‘Talks ongoing’ with potential buyer of Tata Steel’s Scottish plants
According to reports, international firm Liberty House has declared an interest in buying the sites in Dalzell and Clydebridge after Tata announced its decision to shed 270 jobs the factories last year.
The closures were part of nationwide cuts to the business with a further 900 jobs being lost in Scunthorpe.
It was reported late last year that investment firm Greybull Capital is also in talks with Tata Steel for the potential sale of its long products business but it is has not been confirmed if the Scottish plants will be part of this.
It is now understood that talks between Liberty Steel, Tata Steel, Greybull Capital and the Scottish Government are ongoing but nothing has yet been finalised.

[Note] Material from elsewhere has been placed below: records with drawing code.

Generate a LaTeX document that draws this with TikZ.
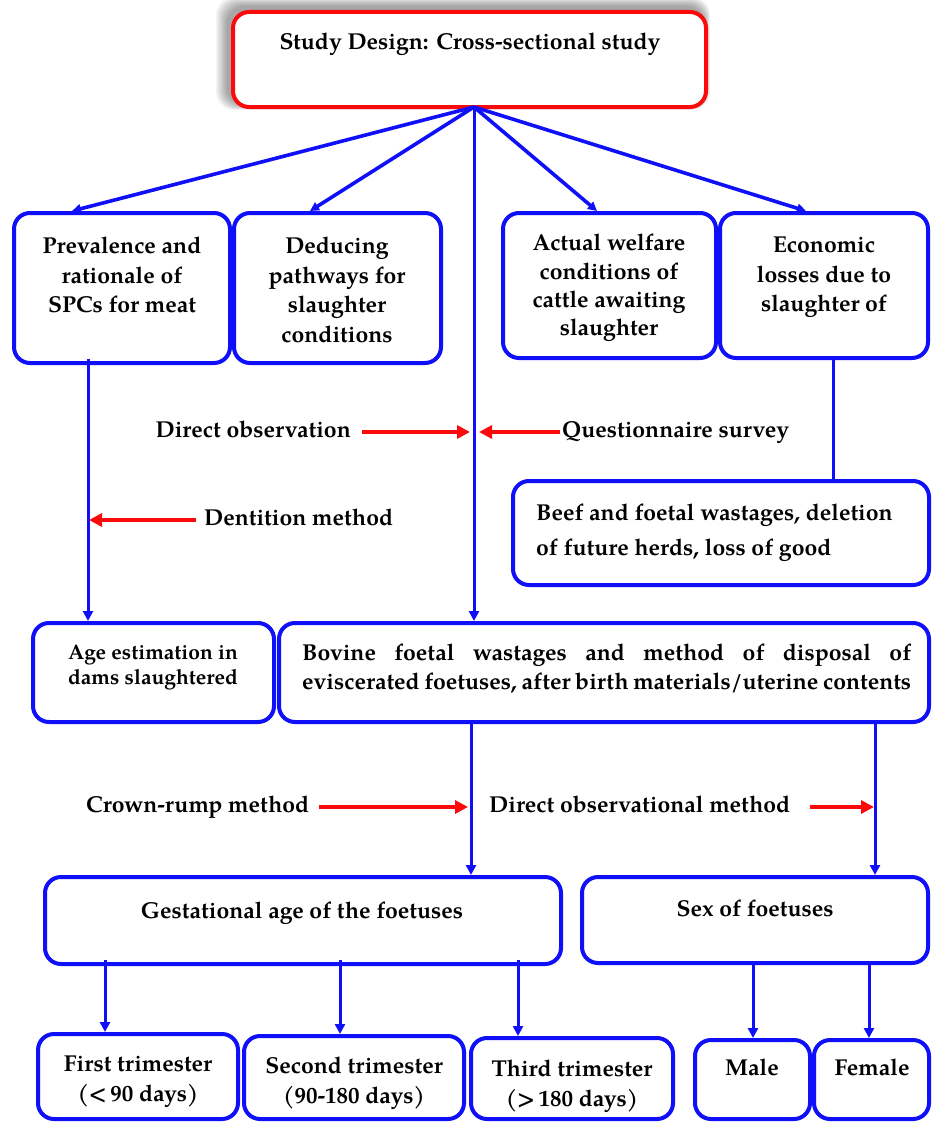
\documentclass[tikz,border=0pt]{standalone}
\usepackage{fontspec}
\setmainfont{texgyrepagella}[Extension=.otf,UprightFont=*-regular,BoldFont=*-bold,ItalicFont=*-italic,BoldItalicFont=*-bolditalic]
\usetikzlibrary{arrows.meta,fit,calc}
\definecolor{bblue}{RGB}{15,15,250}
\definecolor{rred}{RGB}{250,10,10}
\begin{document}
\begin{tikzpicture}[x=1pt,y=-1pt,
 box/.style={draw=bblue, line width=4pt, rounded corners=16pt, inner sep=0pt, fill=white},
 redbox/.style={box, draw=rred},
 txt/.style={font=\fontsize{23}{29.5}\selectfont\bfseries, align=center, inner sep=0pt, anchor=north},
 lbl/.style={font=\fontsize{23}{29}\selectfont\bfseries, inner sep=0pt, text height=16pt, text depth=5pt},
 conn/.style={draw=bblue, line width=3pt},
 carrow/.style={conn, -{Triangle[length=10pt,width=10pt]}},
 fanarrow/.style={carrow, line width=3.6pt, -{Triangle[length=9pt,width=9pt]}},
 rarrow/.style={draw=rred, line width=3.8pt, -{Triangle[length=13pt,width=13pt]}}
]
\useasboundingbox (0,0) rectangle (933,1124);
\fill[white] (0,0) rectangle (933,1124);
% shadow of top box
\foreach \i in {1,...,10}{
  \fill[black, opacity=0.04, rounded corners=18pt] (233-5-\i*1.2,12-5-\i) rectangle (706-2+\i*0.6,107-3+\i*0.6);
}
% boxes
\node[redbox, fit={(233,12)(706,107)}] (T) {};
\node[box, fit={(14,213)(230,363)}] (A) {};
\node[box, fit={(234,213)(441,363)}] (B) {};
\node[box, fit={(503,213)(716,358)}] (C) {};
\node[box, fit={(720,213)(928,358)}] (D) {};
\node[box, fit={(513,481)(929,585)}] (E) {};
\node[box, fit={(33,623)(274,722)}] (F) {};
\node[box, fit={(279,623)(929,722)}] (G) {};
\node[box, fit={(45,877)(561,964)}] (H) {};
\node[box, fit={(582,877)(928,963)}] (S) {};
\node[box, fit={(38,1034)(238,1119)}] (I) {};
\node[box, fit={(244,1036)(464,1119)}] (J) {};
\node[box, fit={(471,1038)(673,1119)}] (K) {};
\node[box, fit={(695,1040)(810,1119)}] (L) {};
\node[box, fit={(814,1040)(929,1119)}] (M) {};
% texts in boxes
\node[txt] (Tt) at (470,33) {Study Design: Cross-sectional study};
\node[txt] (At) at (122,237) {Prevalence and\\rationale of\\SPCs for meat};
\node[txt] (Bt) at (337,237) {Deducing\\pathways for\\slaughter\\conditions};
\node[txt, font=\fontsize{23}{28.3}\selectfont\bfseries] (Ct) at (609,234) {Actual welfare\\conditions of\\cattle awaiting\\slaughter};
\node[txt] (Dt) at (824,237) {Economic\\losses due to\\slaughter of};
\node[txt, anchor=north west, align=left, font=\fontsize{23}{35}\selectfont\bfseries] (Et) at (536,504) {Beef and foetal wastages, deletion\\of future herds, loss of good};
\node[txt, font=\fontsize{21}{25}\selectfont\bfseries] (Ft) at (153,645) {Age estimation in\\dams slaughtered};
\node[txt, anchor=north west, align=left, font=\fontsize{23}{29}\selectfont\bfseries] (Gt) at (302,644) {\makebox[609pt][s]{Bovine foetal wastages and method of disposal of}\\\makebox[609pt][s]{eviscerated foetuses, after birth materials/uterine contents}};
\node[txt] (Ht) at (302,902) {Gestational age of the foetuses};
\node[txt] (St) at (755,900) {Sex of foetuses};
\node[txt] (It) at (138,1056) {First trimester\\(<\,90 days)};
\node[txt] (Jt) at (354,1057) {Second trimester\\(90-180 days)};
\node[txt] (Kt) at (572,1060) {Third trimester\\(>\,180 days)};
\node[txt] (Lt) at (752,1059) {Male};
\node[txt] (Mt) at (872,1059) {Female};
% outside labels
\node[lbl, anchor=east] (dobs) at (351,432) {Direct observation};
\node[lbl, anchor=west] (qs) at (562,432) {Questionnaire survey};
\node[lbl, anchor=west] (dm) at (204,520) {Dentition method};
\node[lbl, anchor=west] (cr) at (86,807) {Crown-rump method};
\node[lbl, anchor=west] (dom) at (489,807) {Direct observational method};
% x positions of connectors
\coordinate (xo) at (474,107);
\coordinate (xa) at (72,0);
\coordinate (xb) at (310,0);
\coordinate (xc) at (597,0);
\coordinate (xd) at (806,0);
\coordinate (xv) at (474,0);
\coordinate (xf) at (88,0);
\coordinate (xe) at (833,0);
\coordinate (xh) at (471,0);
\coordinate (xs) at (875,0);
\coordinate (xi) at (105,0);
\coordinate (xj) at (340,0);
\coordinate (xk) at (518,0);
\coordinate (xl) at (753,0);
\coordinate (xm) at (869,0);
% fan
\draw[fanarrow] (xo) -- (xa |- A.north);
\draw[fanarrow] (xo) -- (xb |- B.north);
\draw[fanarrow] (xo) -- (xc |- C.north);
\draw[fanarrow] (xo) -- (xd |- D.north);
\draw[carrow] (xo) -- (xv |- G.north);
% other connectors
\draw[carrow] ([yshift=6pt]xf |- A.south) -- (xf |- F.north);
\draw[conn] (xe |- D.south) -- (xe |- E.north);
\draw[carrow] (xh |- G.south) -- (xh |- H.north);
\draw[carrow] (xs |- G.south) -- (xs |- S.north);
\draw[carrow] ([yshift=6pt]xi |- H.south) -- (xi |- I.north);
\draw[carrow] ([yshift=6pt]xj |- H.south) -- (xj |- J.north);
\draw[carrow] ([yshift=6pt]xk |- H.south) -- (xk |- K.north);
\draw[carrow] ([yshift=4pt]xl |- S.south) -- (xl |- L.north);
\draw[carrow] ([yshift=4pt]xm |- S.south) -- (xm |- M.north);
% red arrows
\coordinate (r1e) at (470,432);
\coordinate (r2e) at (479,432);
\coordinate (r3e) at (89,520);
\coordinate (r4e) at (468,807);
\coordinate (r5e) at (874,807);
\draw[rarrow] ([xshift=11pt]dobs.east) -- (r1e);
\draw[rarrow] ([xshift=-2pt]qs.west) -- (r2e);
\draw[rarrow] ([xshift=-8pt]dm.west) -- (r3e);
\draw[rarrow] ([xshift=10pt]cr.east) -- (r4e);
\draw[rarrow] ([xshift=20pt]dom.east) -- (r5e);
\end{tikzpicture}
\end{document}
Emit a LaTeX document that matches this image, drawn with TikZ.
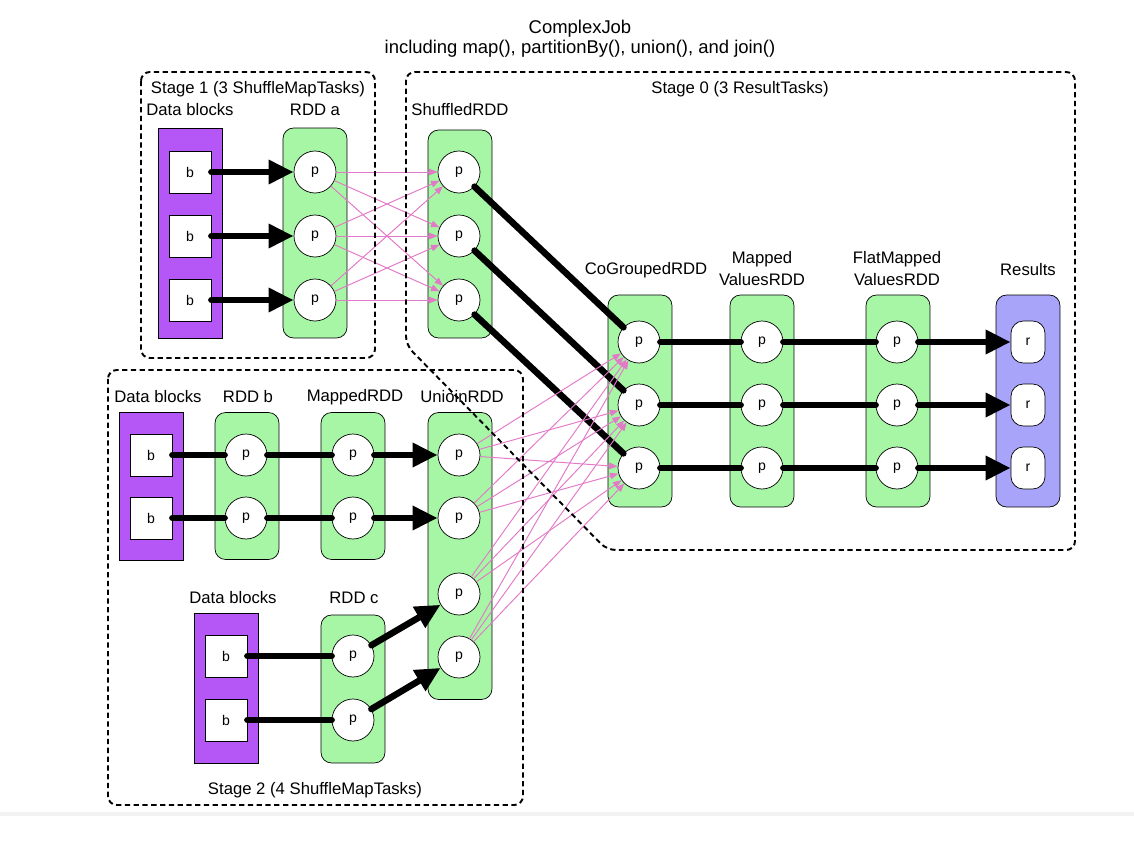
\documentclass[tikz,border=0pt]{standalone}
\usepackage{fontspec}
\setmainfont{Liberation Sans}
\usepackage{xcolor}
\usepackage{tikz}
\usetikzlibrary{arrows.meta, positioning, calc}
\definecolor{rddgreen}{RGB}{166,246,166}
\definecolor{blockpurple}{RGB}{181,86,247}
\definecolor{resultblue}{RGB}{168,164,250}
\definecolor{shufflepink}{RGB}{226,122,200}

\begin{document}
\begin{tikzpicture}[
    x=0.02cm, y=-0.02cm,
    font=\fontsize{9.5}{12.5}\selectfont,
    stagebox/.style={draw, line width=1.1pt, dash pattern=on 3pt off 2pt, rounded corners=5pt},
    rdd/.style={draw, fill=rddgreen, rounded corners=6pt, minimum width=1.28cm, inner sep=0pt},
    blocks/.style={draw, fill=blockpurple, minimum width=1.28cm, inner sep=0pt},
    results/.style={draw, fill=resultblue, rounded corners=6pt, minimum width=1.28cm, inner sep=0pt},
    part/.style={draw, circle, fill=white, minimum size=0.84cm, inner sep=0pt, font=\footnotesize},
    blk/.style={draw, fill=white, minimum size=0.84cm, inner sep=0pt, font=\footnotesize},
    res/.style={draw, fill=white, rounded corners=7pt, minimum width=0.68cm, minimum height=0.84cm, inner sep=0pt, font=\footnotesize},
    dep/.style={line width=3.7pt, line cap=round},
    deparrow/.style={dep, -{Triangle[length=0.5cm, width=0.46cm]}},
    shuffle/.style={draw=shufflepink, line width=0.55pt, -{Triangle[length=0.17cm, width=0.13cm, fill=shufflepink]}},
    heading/.style={font=\fontsize{10.5}{12}\selectfont, anchor=base}
]
    \useasboundingbox (0,0) rectangle (1134,842);
    \fill[black!5] (0,812) rectangle (1134,816);

    % Title
    \node[heading] (title) at (580,33) {ComplexJob};
    \node[heading] (subtitle) at (580,53) {including map(), partitionBy(), union(), and join()};

    % Column captions
    \node (capBlkA) at (190,110) {Data blocks};
    \node (capA) at (315,110) {RDD a};
    \node (capShuf) at (460,110) {ShuffledRDD};
    \node (capCg) at (646,270) {CoGroupedRDD};
    \node[align=center] (capMv) at (762,269) {Mapped\\ValuesRDD};
    \node[align=center] (capFm) at (897,269) {FlatMapped\\ValuesRDD};
    \node (capRes) at (1028,270) {Results};
    \node (capBlkB) at (158,397) {Data blocks};
    \node (capB) at (248,397) {RDD b};
    \node (capMap) at (355,397) {MappedRDD};
    \node (capUnion) at (462,397) {UnioinRDD};
    \node (capBlkC) at (233,598) {Data blocks};
    \node (capC) at (354,598) {RDD c};

    % Containers
    \node[blocks, minimum height=4.2cm] (blkA) at (190,233) {};
    \node[rdd, minimum height=4.2cm] (rddA) at (315,233) {};
    \node[rdd, minimum height=4.16cm] (shuf) at (460,234) {};
    \node[rdd, minimum height=4.24cm] (cogroup) at (640,401) {};
    \node[rdd, minimum height=4.24cm] (mapval) at (762,401) {};
    \node[rdd, minimum height=4.24cm] (flatval) at (898,401) {};
    \node[results, minimum height=4.24cm] (results) at (1028,401) {};
    \node[blocks, minimum height=2.96cm] (blkB) at (151,486) {};
    \node[rdd, minimum height=2.94cm] (rddB) at (247,486) {};
    \node[rdd, minimum height=2.94cm] (mapped) at (353,486) {};
    \node[rdd, minimum height=5.74cm] (union) at (460,556) {};
    \node[blocks, minimum height=3cm] (blkC) at (226,688) {};
    \node[rdd, minimum height=2.96cm] (rddC) at (353,689) {};

    % Partitions
    \foreach \i/\y in {1/172, 2/236, 3/300} {
        \node[blk] (ba\i) at (190,\y) {b};
        \node[part] (a\i) at (315,\y) {p};
        \node[part] (s\i) at (459,\y) {p};
    }
    \foreach \i/\y in {1/342, 2/405, 3/468} {
        \node[part] (cg\i) at (639,\y) {p};
        \node[part] (mv\i) at (762,\y) {p};
        \node[part] (fm\i) at (897,\y) {p};
        \node[res] (r\i) at (1028,\y) {r};
    }
    \foreach \i/\y in {1/455, 2/518} {
        \node[blk] (bb\i) at (151,\y) {b};
        \node[part] (b\i) at (246,\y) {p};
        \node[part] (m\i) at (353,\y) {p};
    }
    \foreach \i/\y in {1/455, 2/518, 3/594, 4/657}
        \node[part] (u\i) at (459,\y) {p};
    \foreach \i/\y in {1/656, 2/720} {
        \node[blk] (bc\i) at (226,\y) {b};
        \node[part] (c\i) at (353,\y) {p};
    }

    % Dependencies
    \foreach \i in {1,2,3} {
        \draw[deparrow] (ba\i) -- (a\i);
        \draw[dep] (s\i) -- (cg\i);
        \draw[dep] (cg\i) -- (mv\i);
        \draw[dep] (mv\i) -- (fm\i);
        \draw[deparrow] (fm\i) -- (r\i);
        \foreach \j in {1,2,3}
            \draw[shuffle] (a\i) -- (s\j);
    }
    \foreach \i in {1,2} {
        \draw[dep] (bb\i) -- (b\i);
        \draw[dep] (b\i) -- (m\i);
        \draw[deparrow] (m\i) -- (u\i);
        \draw[dep] (bc\i) -- (c\i);
    }
    \draw[deparrow] (c1) -- (u3);
    \draw[deparrow] (c2) -- (u4);
    \foreach \i in {1,...,4}
        \foreach \j in {1,2,3}
            \draw[shuffle] (u\i) -- (cg\j);

    % Stages
    \draw[stagebox] (141,72) rectangle (375,358);
    \draw[stagebox] (406,72) -- (1075,72) -- (1075,550) -- (607,550) -- (406,345) -- cycle;
    \draw[stagebox] (108,370) rectangle (523,805);
    \node (stage1) at (258,89) {Stage 1 (3 ShuffleMapTasks)};
    \node (stage0) at (740,89) {Stage 0 (3 ResultTasks)};
    \node (stage2) at (315,790) {Stage 2 (4 ShuffleMapTasks)};
\end{tikzpicture}
\end{document}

The international metals business confirmed its interest to BBC Scotland this morning and said talks were at an early stage.
The Scottish Steel Taskforce, set up in the wake of the Tata Steel closures, is set to meet for the fifth time today.
Business minister Fergus Ewing said: “Liberty House has a proven track record in the UK steel industry and this is a welcome development in the quest to secure a sustainable future for Scottish steel.
“I met Liberty management last week to outline the full range of potential support that would be available from the Scottish government and Scottish Enterprise should it succeed in a buyout.
“I also emphasised that the Scottish Steel Task Force continues to work constructively to ensure a viable future for the plants, with action being taken forward on energy costs, business rates, procurement and on environmental issues.”
He added: “To help a new operator restart operations, the Scottish government has also invested £195,000 in a plan to keep key workers on standby to minimise the time the plants are mothballed and to safeguard full manufacturing capability.
“The Steel Task Force will meet this morning and reflect on this positive development.”
Liberty House reopened a steelworks in Newport, Wales, after a two-and-a-half-year closure in October.
It restarted the former Alphasteel plant to convert roll steel into coils that will be used in roads, bridges and other construction projects.
Responding to reports that Liberty House is interested in the Scottish mills, a spokesman for the steelworkers’ union, Community said: “As we have said all along, we welcome any interest from credible investors who want to create a sustainable future for the Dalzell and Clydebridge mills.
“This reinforces our strongly held view that the skills of the workforce and the assets at the plants can be competitive and these businesses can have a successful future with the right long-term investment.
“Clearly, there is a long way to go from an expression of interest to rebuilding the workforce and restarting production.
“This is why all stakeholders, particularly Tata Steel and the Scottish Government, need to work together and remain focused on doing all they can to preserve the assets and retain skills, so that another investor can secure jobs and bring back production as soon as practically possible.
“To achieve this there needs to be open dialogue and full consultation with Community as the representative of Scottish steelworkers.”